Mon chum est féministe et m’a toujours épaulée, a toujours partagé 50-50 les tâches ménagères, etc. Là, enceinte, je me ramassais seule avec mon gros corps étrange qui me privait de tout, pendant que l’homme restait slim, pouvait boire et s’amuser, manger ce qu’il voulait (il avait assez de considération pour le faire au resto en mon absence, mais je le savais quand même!), etc.
Pendant que lui vivait NORMALEMENT.
J’ai eu l’impression qu’on m’avait trahie, qu’on m’avait raconté une grosse blague et que, poisson comme je suis, je m’étais fait avoir.

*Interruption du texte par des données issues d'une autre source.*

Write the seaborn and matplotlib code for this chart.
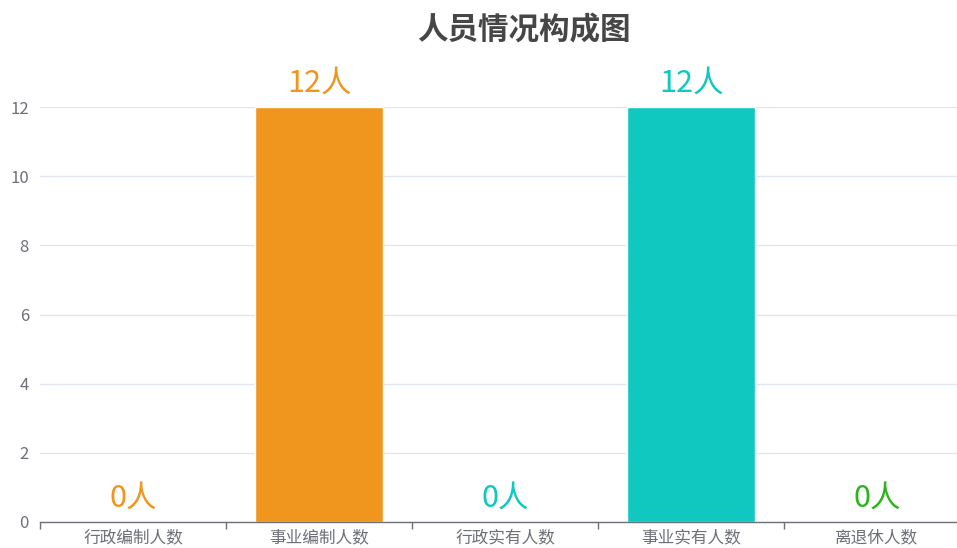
import matplotlib
matplotlib.use("Agg")
import matplotlib.pyplot as plt
import seaborn as sns
import pandas as pd
from matplotlib.ticker import FixedLocator

categories = ["行政编制人数", "事业编制人数", "行政实有人数", "事业实有人数", "离退休人数"]
counts = [0, 12, 0, 12, 0]
bar_colors = ["#F0961E", "#F0961E", "#10C8C0", "#10C8C0", "#2DB51E"]
yticks = [0, 2, 4, 6, 8, 10, 12]
title = "人员情况构成图"

sns.set_theme(style="white")
plt.rcParams["font.family"] = ["Noto Sans CJK SC", "DejaVu Sans"]

df = pd.DataFrame({"category": categories, "count": counts})

fig = plt.figure(figsize=(9.57, 5.48), dpi=100)
# plot area runs past the right edge of the picture, as in the reference
ax = fig.add_axes([40 / 957, 1 - 522 / 548, 930 / 957, (522 - 107) / 548])

sns.barplot(data=df, x="category", y="count", hue="category",
            palette=bar_colors, width=0.69, legend=False, ax=ax,
            saturation=1)

ax.set_xlim(-0.5, len(categories) - 0.5)
ax.set_ylim(0, 12)
ax.set_yticks(yticks)
ax.yaxis.grid(True, color="#E0E6F1", linewidth=1)
ax.set_axisbelow(True)
for side in ["top", "right", "left"]:
    ax.spines[side].set_visible(False)
ax.spines["bottom"].set_color("#6E7079")
ax.spines["bottom"].set_linewidth(1)

ax.set_xlabel("")
ax.set_ylabel("")
ax.tick_params(axis="x", which="major", length=0, pad=5.5, labelsize=12, labelcolor="#6E7079")
ax.xaxis.set_minor_locator(FixedLocator([i - 0.5 for i in range(len(categories) + 1)]))
ax.tick_params(axis="x", which="minor", length=5, width=1, color="#6E7079", bottom=True)
ax.tick_params(axis="y", length=0, pad=8, labelsize=12, labelcolor="#6E7079")

for i, (v, c) in enumerate(zip(counts, bar_colors)):
    ax.annotate(f"{v}人", (i, v), xytext=(0, 6), textcoords="offset points",
                ha="center", va="bottom", fontsize=22, color=c,
                annotation_clip=False)

fig.text(524 / 957, 1 - 30 / 548, title, ha="center", va="center",
         fontsize=22, fontweight="bold", color="#464646")

fig.savefig("out.png", dpi=100)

Je veux que ce soit clair : je voulais mon enfant, je le voulais au plus profond de moi, je n’ai même pas douté une seconde de notre choix de l’avoir, mais calvasse, est-ce que c’était vraiment nécessaire de me faire endurer 10 mois (oui, c’est pas mal plus 10 mois que 9, pour ceux qui l’ignorent) de pénitence pour enfin le tenir dans mes bras?
Je ne le dis pas souvent parce que je n’ai pas envie de me lancer dans une conversation sans fin avec des madames qui trouvent que c’est donc bien génial d’avoir un corps qui s’apparente à un territoire occupé en temps de guerre, mais si les cigognes pouvaient vraiment livrer les bébés, je serais la première sur la liste d’attente, HA!
Comment avez-vous vécu votre grossesse? Enfer ou extase?
P.-S. : Je tiens à préciser que si je publie ce texte de façon anonyme, ce n’est pas parce que j’ai honte ou que j’encourage les femmes à taire leurs insatisfactions. Mon enfant a maintenant l’âge de lire, mais pas encore celui de tout comprendre. Je ne voudrais simplement pas qu’il tombe sur ce texte et soit inutilement blessé.